Brutalizing is the only adjective for the public schools of that district around 1908 and ’09.
p. 128
Here, Smith uses the opportunity to makes an outright attack on the public education system of this time. The novel also stresses at this point how the cleaner, wealthier children were preferred over those caught up in the poverty trap.
She had the same thought Katie had had seventeen years ago dancing with Johnny - that she’d willingly accept any sacrifice or hardship if she could only have this man near her for always. And like Katie, Francie gave no thought to the children who might have to help her work out the hardship and sacrifice.
p. 373
This point is made whilst Francie is dancing with Lee, her first love. She barely knows him, and this quotation highlights how romantic love takes precedence over reality. It also highlights a similarity between mother and daughter and offers the possibility that the cycle of poverty may continue when love blinds one from common sense.

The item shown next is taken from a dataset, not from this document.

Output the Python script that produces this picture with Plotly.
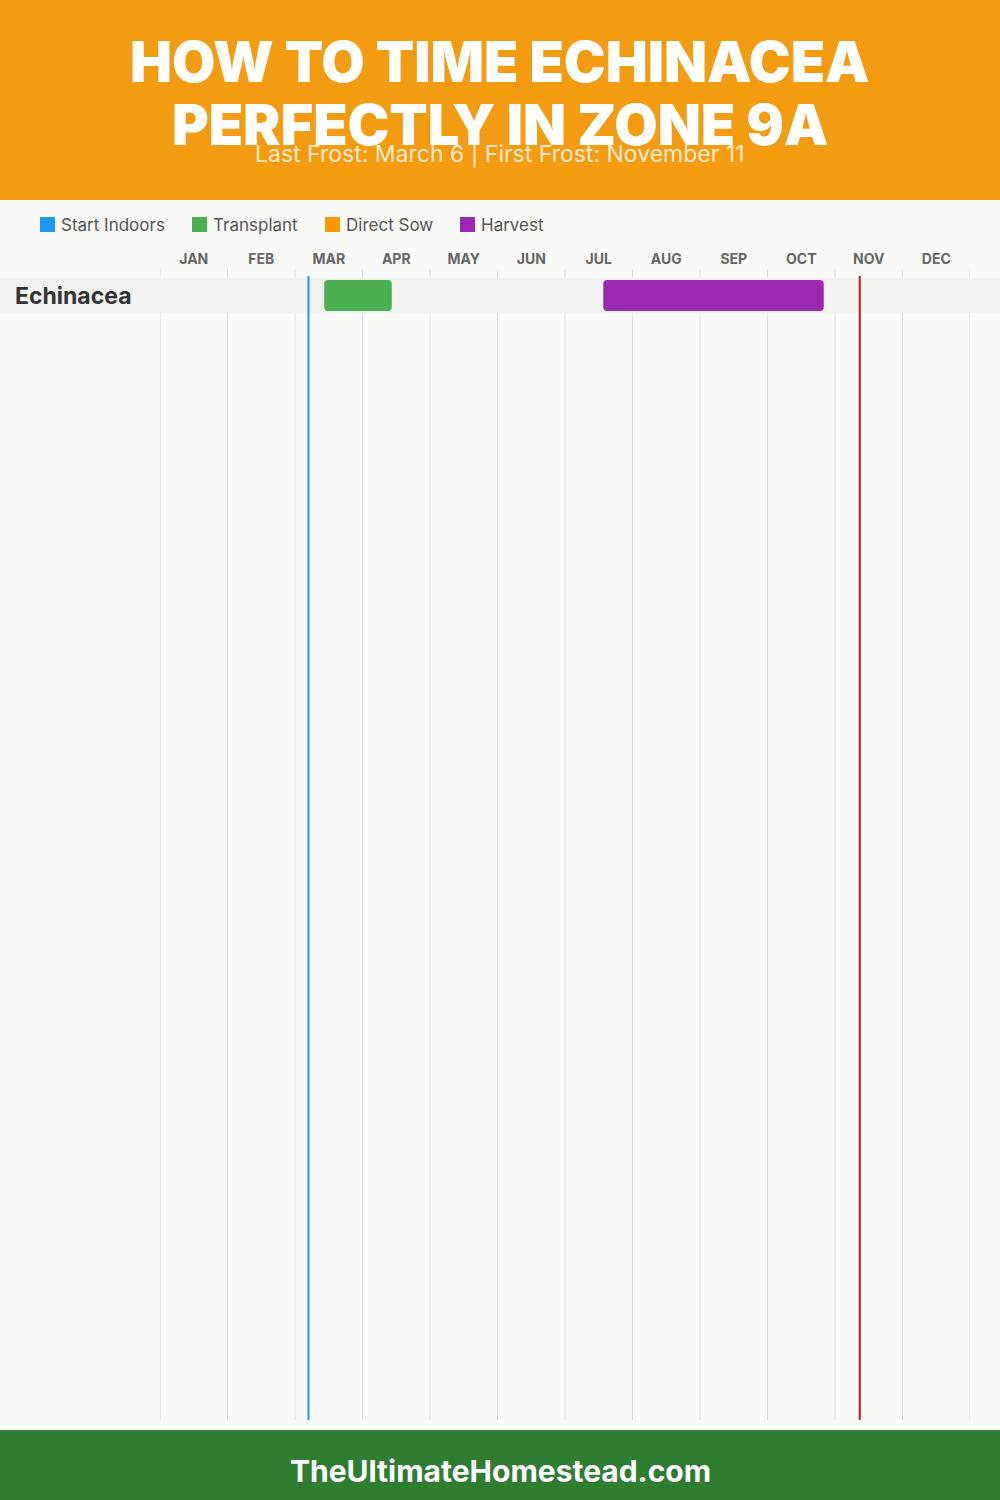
import plotly.graph_objects as go

# ---------------- data ----------------
title_lines = ["HOW TO TIME ECHINACEA", "PERFECTLY IN ZONE 9A"]
subtitle = "Last Frost: March 6 | First Frost: November 11"
footer = "TheUltimateHomestead.com"
months = ["JAN", "FEB", "MAR", "APR", "MAY", "JUN", "JUL", "AUG", "SEP", "OCT", "NOV", "DEC"]
crops = ["Echinacea"]
legend_names = ["Start Indoors", "Transplant", "Direct Sow", "Harvest"]
legend_colors = ["#2196F3", "#4CAF50", "#FF9800", "#9C27B0"]
# (month, day) windows per crop
transplant_start = [(3, 13)]
transplant_end = [(4, 13)]
harvest_start = [(7, 17)]
harvest_end = [(10, 25)]
last_frost = (3, 6)
first_frost = (11, 11)

# ---------------- layout geometry ----------------
W, H = 1000, 1500
L, R, T, B = 160, 30, 269, 80
PW, PH = W - L - R, H - T - B
ROW_PX = 35.0
ROW_CENTER_PX = 295.5


def px(xp):
    return (xp - L) / PW


def py(yp):
    return (H - B - yp) / PH


def pos(md):
    m, d = md
    return (m - 1) + d / 30.0


y_top = -(ROW_CENTER_PX - T) / ROW_PX
y_bot = y_top + PH / ROW_PX

fig = go.Figure()

rows = list(range(len(crops)))
ts = [pos(s) for s in transplant_start]
te = [pos(e) for e in transplant_end]
hs = [pos(s) for s in harvest_start]
he = [pos(e) for e in harvest_end]

fig.add_trace(go.Bar(
    orientation="h", y=rows, base=ts, x=[e - s for s, e in zip(ts, te)],
    width=31 / ROW_PX, marker=dict(color=legend_colors[1], cornerradius=4, line=dict(width=0)),
    name=legend_names[1], showlegend=False, hoverinfo="skip"))
fig.add_trace(go.Bar(
    orientation="h", y=rows, base=hs, x=[e - s for s, e in zip(hs, he)],
    width=31 / ROW_PX, marker=dict(color=legend_colors[3], cornerradius=4, line=dict(width=0)),
    name=legend_names[3], showlegend=False, hoverinfo="skip"))

shapes = []
# header / footer bands
shapes.append(dict(type="rect", xref="paper", yref="paper", x0=px(0), x1=px(W), y0=py(200), y1=py(0),
                   fillcolor="#F39C12", line=dict(width=0), layer="below"))
shapes.append(dict(type="rect", xref="paper", yref="paper", x0=px(0), x1=px(W), y0=py(H), y1=py(1430),
                   fillcolor="#2E7D32", line=dict(width=0), layer="below"))
# month grid lines
for i in range(len(months) + 1):
    shapes.append(dict(type="line", xref="x", yref="paper", x0=i, x1=i, y0=0, y1=1,
                       line=dict(color="#DDDDDD", width=1), layer="below"))
# row bands
for r in rows:
    shapes.append(dict(type="rect", xref="paper", yref="y", x0=px(0), x1=px(W), y0=r - 0.5, y1=r + 0.5,
                       fillcolor="#F2F2F1", line=dict(width=0), layer="below"))
# frost lines
shapes.append(dict(type="line", xref="x", yref="paper", x0=pos(last_frost), x1=pos(last_frost),
                   y0=0, y1=py(276), line=dict(color="#2196F3", width=2), layer="above"))
shapes.append(dict(type="line", xref="x", yref="paper", x0=pos(first_frost), x1=pos(first_frost),
                   y0=0, y1=py(276), line=dict(color="#B71C1C", width=2), layer="above"))

annotations = []
# title
for k, (line, yc) in enumerate(zip(title_lines, [62, 125])):
    annotations.append(dict(text=line, xref="paper", yref="paper", x=px(500), y=py(yc),
                            xanchor="center", yanchor="middle", showarrow=False,
                            font=dict(family="Inter", size=56, color="white", weight=900)))
annotations.append(dict(text=subtitle, xref="paper", yref="paper", x=px(500), y=py(154),
                        xanchor="center", yanchor="middle", showarrow=False,
                        font=dict(family="Inter", size=23, color="rgba(255,255,255,0.8)", weight=400)))
# legend
leg_x = [40, 192, 325, 460]
for name, color, lx in zip(legend_names, legend_colors, leg_x):
    shapes.append(dict(type="rect", xref="paper", yref="paper", x0=px(lx), x1=px(lx + 15),
                       y0=py(232), y1=py(217), fillcolor=color, line=dict(width=0)))
    annotations.append(dict(text=name, xref="paper", yref="paper", x=px(lx + 19), y=py(225),
                            xanchor="left", yanchor="middle", showarrow=False,
                            font=dict(family="Inter", size=17, color="#555555")))
# crop labels
for r, c in zip(rows, crops):
    annotations.append(dict(text=c, xref="paper", yref="y", x=px(13), y=r,
                            xanchor="left", yanchor="middle", showarrow=False,
                            font=dict(family="Inter", size=23, color="#333333", weight=700)))
# footer
annotations.append(dict(text=footer, xref="paper", yref="paper", x=px(500), y=py(1471),
                        xanchor="center", yanchor="middle", showarrow=False,
                        font=dict(family="Inter", size=30, color="white", weight=700)))

fig.update_layout(
    width=W, height=H,
    margin=dict(l=L, r=R, t=T, b=B, pad=0),
    paper_bgcolor="#FAFAF9", plot_bgcolor="rgba(0,0,0,0)",
    shapes=shapes, annotations=annotations,
    barmode="overlay", showlegend=False,
    xaxis=dict(range=[0, len(months)], side="top", tickvals=[i + 0.5 for i in range(len(months))],
               ticktext=months, showgrid=False, zeroline=False, showline=False, ticks="",
               tickfont=dict(family="Inter", size=14, color="#666666", weight=700),
               fixedrange=True, ticklabelstandoff=1),
    yaxis=dict(range=[y_bot, y_top], visible=False, fixedrange=True),
)

fig.write_html("out.html", config={"displayModeBar": False},
               post_script="document.body.style.margin='0';document.body.style.padding='0';")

A new tree had grown from the stump, and its trunk had grown along the ground until it reached a place where there were no wash lines above it. Then it had started to grow towards the sky again.
p.404
This final reference to the tree that grows in Brooklyn frames the novel as it is also referred to in the initial pages. This new tree is a figurative reminder of hope once more and, even though it has been chopped down, the new one continues to thrive. It also symbolizes Francie’s ability to adapt and thrive in impossible circumstances.